Real-Time Audio-Driven FaceTime-Style Video via Autoregressive Diffusion Models
Chetwin Low* Weimin Wang*
Character.AI
*Equal contribution

We introduce the first framework to transform a large-scale video foundation model (18B parameters) into a real-time streaming system for audio-driven avatar animation, toggling between speaking and listening modes for infinite turns, enabling immersive and interactive FaceTime experiences from diverse input image styles.

All videos are recorded live.

1. We leverage a powerful pretrained image-to-video generative model, adapting it into an audio-driven avatar animator that generalizes seamlessly across diverse image styles.

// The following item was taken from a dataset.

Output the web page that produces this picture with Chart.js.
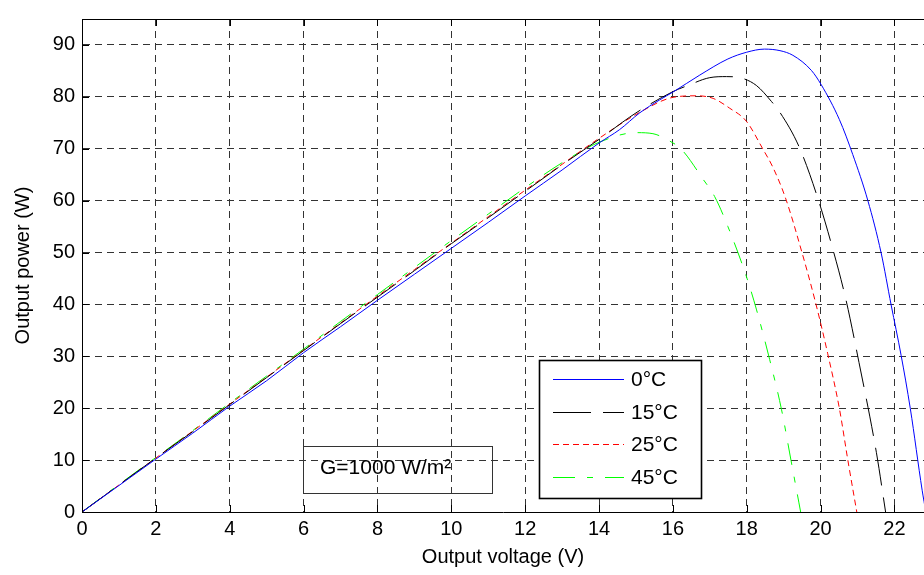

2. We employ Asymmetric Distribution Matching Distillation with a bidirectional teacher to compress the model into a causal, sparse-attention architecture—enabling real-time streaming capability for FaceTime applications.

DMD2 Training Diagram

3. We introduce system-level optimizations that run the score network and VAE model on separate CUDA streams, allowing our 18B-parameter video generation model to operate in real-time.

Runtime Analysis Diagram

4. Our model demonstrates seamless integration with mainstream audio large language models and WebRTC streaming services (LiveKit), enabling real-time, interactive FaceTime-style experiences across desktop and mobile platforms through a unified framework.